"Allarme neve". Questo titolo nei giorni scorsi campeggiava più o meno su ogni giornale stampato o pixelato assieme ad "Allarme freddo". Ci hanno risparmiato "Ponte: pericolo esodo" e "In arrivo il Grande Freddo" con un improvviso sussulto di dignità. Proclamare l'"Allarme Neve" l'8 dicembre è un po' come evacuare una città il 15 d'agosto perchè scoppierà l'afa.
Eppure viviamo di slogan. Abbiamo bisogno di frasi tridimensionali, scolpite e ripetibili, che possano essere infilate in un coro da stadio. Allora ecco la "Discesa in Campo" e "Adesso!" con tanto di punto esclamativo. Per dire, "Vendemmia del secolo". Ma gli slogan geniali non sono infiniti, e qualche volta si infila tutta la gamba nella tagliola del già visto: Aspettiamo il prossimo che traduca "We can!" con "Io può".
Succede così anche nelle nicchie, dove la ricerca della next big thing è disperata. Purtroppo però nel mondo della gastronomia gli argomenti sono pochi, e inventare uno slogan è cosa riservata ai geni assoluti: l'ultimo efficace è stato nouvelle cuisine, con buona pace della giovane cugina che spesso viene tirata in ballo.
Tutt'ora quando proponi agli amici di uscire a cena se sei appena appena interessato a qualcosa di diverso da un piatto di tagliatelle bolognaise rischi di sentirti dire Basta che non sia uno di quei posti dove fanno Nouvelle Cousine (la cugina, appunto).
Dunque noi poveri scribi stiamo qui a domandarci come clamare l'ultimo movimento: che Alta Cucina non piace a Valerio M.Visintin, che dopo ti corre dietro con il forcone gridando Cos'è l'Alta Cucina! Quella del trentesimo piano! Cucina Molecolare non piace più a nessuno, che poi moriamo tutti con le texturas e ci vengono le bolle con l'azoto e anche al Fat Duck ne hanno intossicati a plotoni.

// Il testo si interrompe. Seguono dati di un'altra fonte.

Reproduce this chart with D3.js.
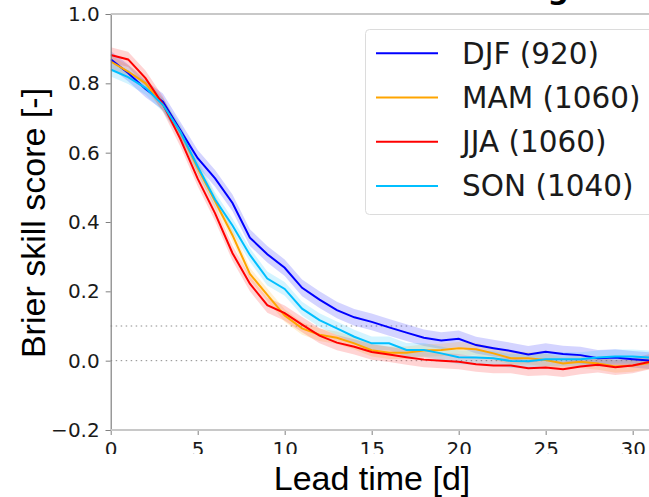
<!DOCTYPE html>
<html>
<head>
<meta charset="utf-8">
<script src="https://cdn.jsdelivr.net/npm/d3@7"></script>
<style>
  html, body { margin: 0; padding: 0; background: #fff; }
  svg { display: block; font-family: "DejaVu Sans", sans-serif; }
</style>
</head>
<body>
<svg width="649" height="497"></svg>
<script>
// lead time in days
var leadDays = d3.range(0, 32);

var seasons = ["DJF (920)", "MAM (1060)", "JJA (1060)", "SON (1040)"];
var colors = ["#0000ff", "#ffa500", "#ff0000", "#00bfff"];

var djf = [0.869, 0.830, 0.784, 0.747, 0.665, 0.584, 0.526, 0.455, 0.355, 0.307, 0.268, 0.210,
           0.176, 0.146, 0.125, 0.112, 0.096, 0.081, 0.066, 0.058, 0.063, 0.045, 0.036, 0.028,
           0.018, 0.026, 0.019, 0.016, 0.007, 0.009, 0.004, 0.000];
var mam = [0.863, 0.834, 0.800, 0.738, 0.660, 0.555, 0.460, 0.362, 0.250, 0.190, 0.130, 0.093,
           0.075, 0.066, 0.050, 0.030, 0.023, 0.023, 0.029, 0.031, 0.036, 0.033, 0.021, 0.007,
           0.007, 0.002, -0.008, -0.003, -0.008, -0.017, -0.014, -0.006];
var jja = [0.882, 0.869, 0.815, 0.740, 0.640, 0.525, 0.425, 0.310, 0.222, 0.160, 0.137, 0.104,
           0.072, 0.052, 0.040, 0.025, 0.018, 0.010, 0.003, 0.000, -0.003, -0.010, -0.014, -0.014,
           -0.022, -0.020, -0.025, -0.017, -0.012, -0.019, -0.014, -0.003];
var son = [0.840, 0.818, 0.787, 0.738, 0.660, 0.560, 0.465, 0.390, 0.305, 0.237, 0.207, 0.150,
           0.117, 0.093, 0.069, 0.050, 0.050, 0.031, 0.031, 0.021, 0.010, 0.009, 0.007, -0.001,
           -0.002, 0.004, 0.004, 0.004, 0.009, 0.012, 0.012, 0.009];
// half width of the shaded uncertainty band
var spread = [0.024, 0.018, 0.022, 0.020];

var yTicks = [-0.2, 0.0, 0.2, 0.4, 0.6, 0.8, 1.0];
var xTicks = [0, 5, 10, 15, 20, 25, 30];
var refLines = [0.1, 0.0];

var svg = d3.select("svg");

var x = d3.scaleLinear().domain([0, 31.6]).range([110.7, 660.5]);
var y = d3.scaleLinear().domain([-0.2, 1.0]).range([430, 14]);

var series = [djf, mam, jja, son].map(function(vals, i) {
    return {name: seasons[i], color: colors[i], spread: spread[i],
            points: vals.map(function(v, j) { return {d: leadDays[j], v: v}; })};
});

// title, cut off by the top of the figure
svg.append("text")
    .attr("x", 569)
    .attr("y", -1)
    .attr("text-anchor", "end")
    .attr("font-size", 30)
    .attr("font-weight", "bold")
    .text("Hamburg");

var defs = svg.append("defs");
defs.append("clipPath").attr("id", "plot")
  .append("rect")
    .attr("x", x(0)).attr("y", y(1.0))
    .attr("width", x(31.6) - x(0)).attr("height", y(-0.2) - y(1.0));
// the tick numbers are cut at the bottom in the original
defs.append("clipPath").attr("id", "ticklab")
  .append("rect")
    .attr("x", 0).attr("y", 0)
    .attr("width", 700).attr("height", 454);

// reference lines
svg.append("g")
    .selectAll("line")
    .data(refLines)
    .enter().append("line")
    .attr("x1", x(0))
    .attr("x2", x(31.6))
    .attr("y1", function(d) { return y(d); })
    .attr("y2", function(d) { return y(d); })
    .attr("stroke", "#8c8c8c")
    .attr("stroke-width", 1)
    .attr("stroke-dasharray", "1.5,3.5");

var area = d3.area()
    .x(function(p) { return x(p.d); });

var line = d3.line()
    .x(function(p) { return x(p.d); })
    .y(function(p) { return y(p.v); });

var plot = svg.append("g").attr("clip-path", "url(#plot)");

plot.selectAll("path.band")
    .data(series)
    .enter().append("path")
    .attr("class", "band")
    .attr("fill", function(s) { return s.color; })
    .attr("fill-opacity", 0.17)
    .attr("d", function(s) {
        return area
            .y0(function(p) { return y(p.v - s.spread); })
            .y1(function(p) { return y(p.v + s.spread); })(s.points);
    });

plot.selectAll("path.line")
    .data(series)
    .enter().append("path")
    .attr("class", "line")
    .attr("fill", "none")
    .attr("stroke", function(s) { return s.color; })
    .attr("stroke-width", 2)
    .attr("d", function(s) { return line(s.points); });

// axes
var yAxis = svg.append("g")
    .attr("transform", "translate(" + x(0) + ",0)")
    .call(d3.axisLeft(y).tickValues(yTicks).tickFormat(d3.format(".1f")).tickSize(5).tickPadding(6));
yAxis.select(".domain").attr("stroke", "#808080").attr("stroke-width", 1.2);
yAxis.selectAll(".tick line").attr("stroke", "#808080");
yAxis.selectAll(".tick text").attr("font-size", 20).attr("fill", "#1a1a1a")
    .attr("font-family", "DejaVu Sans");

var xAxis = svg.append("g")
    .attr("clip-path", "url(#ticklab)")
  .append("g")
    .attr("transform", "translate(0," + y(-0.2) + ")")
    .call(d3.axisBottom(x).tickValues(xTicks).tickSize(5).tickPadding(7));
xAxis.select(".domain").remove();
xAxis.selectAll(".tick line").attr("stroke", "#808080");
xAxis.selectAll(".tick text").attr("font-size", 20).attr("fill", "#1a1a1a")
    .attr("font-family", "DejaVu Sans");

// spines
svg.append("line")
    .attr("x1", x(0)).attr("x2", x(31.6))
    .attr("y1", y(-0.2)).attr("y2", y(-0.2))
    .attr("stroke", "#c8c8c8").attr("stroke-width", 2);
svg.append("line")
    .attr("x1", x(0)).attr("x2", x(31.6))
    .attr("y1", y(1.0)).attr("y2", y(1.0))
    .attr("stroke", "#c8c8c8").attr("stroke-width", 2);

// axis labels
svg.append("text")
    .attr("x", 372)
    .attr("y", 490)
    .attr("text-anchor", "middle")
    .attr("font-family", "Liberation Sans")
    .attr("font-size", 34)
    .text("Lead time [d]");

svg.append("text")
    .attr("transform", "translate(45,223) rotate(-90)")
    .attr("text-anchor", "middle")
    .attr("font-family", "Liberation Sans")
    .attr("font-size", 34)
    .text("Brier skill score [-]");

// legend
var legend = svg.append("g");
legend.append("rect")
    .attr("x", 365.5).attr("y", 29.5)
    .attr("width", 300).attr("height", 185)
    .attr("rx", 4)
    .attr("fill", "#fff").attr("fill-opacity", 0.8)
    .attr("stroke", "#dcdcdc");

var entry = legend.selectAll("g.entry")
    .data(series)
    .enter().append("g")
    .attr("class", "entry")
    .attr("transform", function(s, i) { return "translate(0," + (53.3 + i * 44.2) + ")"; });

entry.append("line")
    .attr("x1", 376).attr("x2", 438)
    .attr("stroke", function(s) { return s.color; })
    .attr("stroke-width", 2);

entry.append("text")
    .attr("x", 462)
    .attr("dy", "0.35em")
    .attr("font-size", 29.5)
    .attr("fill", "#1a1a1a")
    .text(function(s) { return s.name; });
</script>
</body>
</html>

Sta venendo avanti bene Cucina Contemporanea, che di per sè non significherebbe nulla (se la mangio oggi come fa a non essere contemporanea?!?) ma acquisisce un significato laterale di vertice, di ricerca, di spregiudicatezza che pare eccedere i limiti stessi della parola.

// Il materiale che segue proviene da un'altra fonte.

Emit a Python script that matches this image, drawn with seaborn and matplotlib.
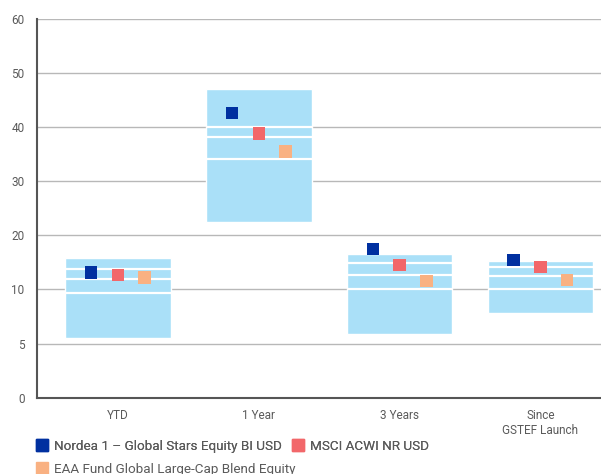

Poi succede che viaggi l'Italia su e giù, e ti trovi in locali bellissimi con cuochi bravissimi che brillano della luce riflessa dai bellissimi tavoli vuoti. Dove la rarefazione dei clienti è fenomeno endemico. Dove nessuno più si azzarda a fare pasti completi con la scusa della linea, e ci si accontenta di due piatti e un dolce in due, riducendo drasticamente il ticket medio (che è il vero problema della ristorazione di qualità).
Allora come la chiamiamo questa nostra cucina schizofrenica, divisa tra i lustrini della TV e le toppe sui calzoni di conti economici senza respiro?
Mah. Proverei con Cucina Pericolante.